In a major crackdown on Goods and Services Tax (GST) fraud, the Punjab State Taxation Department has uncovered a large-scale fake Input Tax Credit (ITC) racket, resulting in the registration of 12 First Information Reports (FIRs) and recovery of more than ₹20 crore.
The fraud was detected during an extensive data analytics exercise conducted by the department. Officials compared purchase details reported in taxpayers’ GSTR-2A and GSTR-2B returns with corresponding e-way bill records and identified significant mismatches that pointed towards suspicious transactions and potential misuse of GST registrations.
According to the department, the investigation revealed that several entities had allegedly obtained GST registrations using forged or manipulated documents. Authorities suspect that these registrations were either fraudulently secured at the time of application or subsequently misused to create fictitious chains of transactions aimed at generating and passing on fake input tax credit.
Fake Invoices Without Actual Supply
The probe found that multiple firms had issued tax invoices without undertaking any genuine supply of goods or services. These invoices were allegedly used to claim and distribute inadmissible ITC, enabling beneficiaries to reduce their tax liabilities unlawfully.
Officials stated that such practices not only resulted in substantial revenue losses to the state exchequer but also distorted fair competition and adversely affected legitimate businesses operating within the GST framework.
E-Way Bill Discrepancies Triggered Investigation
The fraud came to light when tax authorities noticed that several entities had reported large volumes of inward supplies in their GST returns, while corresponding e-way bills either did not exist or contained serious inconsistencies regarding the movement of goods.
The discrepancies prompted a deeper examination of the businesses involved. During field verification and document scrutiny, authorities uncovered multiple irregularities linked to the registrations.
Identity Misuse and Fake Aadhaar Details
Investigators discovered instances where individuals listed as proprietors of registered firms denied any knowledge of the businesses. Several persons reportedly informed authorities that they had neither applied for GST registration nor authorised anyone to use their identities for such purposes.
The department further found that mobile numbers associated with certain GST registrations were linked to fake Aadhaar-based identities. In addition, several bank accounts furnished during the registration process were either unverifiable or failed validation checks.

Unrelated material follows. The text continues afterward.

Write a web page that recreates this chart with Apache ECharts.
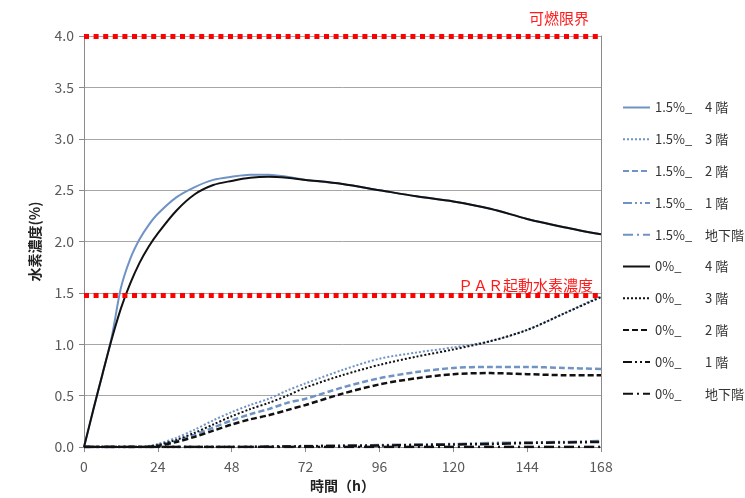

These findings strengthened the department’s suspicion that organised networks were using forged credentials and fabricated business profiles to facilitate fraudulent ITC claims.
Criminal Proceedings Initiated
Based on the evidence gathered during the investigation, the Punjab State Taxation Department initiated criminal action against the persons and entities allegedly involved in the fraud.
A total of 12 FIRs have been registered in the Ludhiana Division under various provisions of the Bharatiya Nyaya Sanhita, 2023, including offences relating to cheating, impersonation, forgery, possession of counterfeit materials, preparation of false documents, and use of forged documents as genuine.
The cases have been registered under Sections 318(2), 319(2), 338, 336(3), and 340(2) of the BNS.
Department Intensifies Anti-Evasion Measures
Tax officials indicated that the action forms part of a broader initiative to curb GST evasion through technology-driven monitoring and verification mechanisms. Authorities have emphasized that data analytics, return reconciliation, and e-way bill matching are being increasingly used to identify suspicious patterns and dismantle fraudulent ITC networks.
The department has also cautioned taxpayers against participating in fake invoicing arrangements, warning that stringent civil and criminal consequences may follow for those found involved in fraudulent GST practices.
The latest crackdown highlights the growing focus of tax authorities on combating fake ITC fraud and safeguarding government revenue through enhanced compliance and enforcement measures.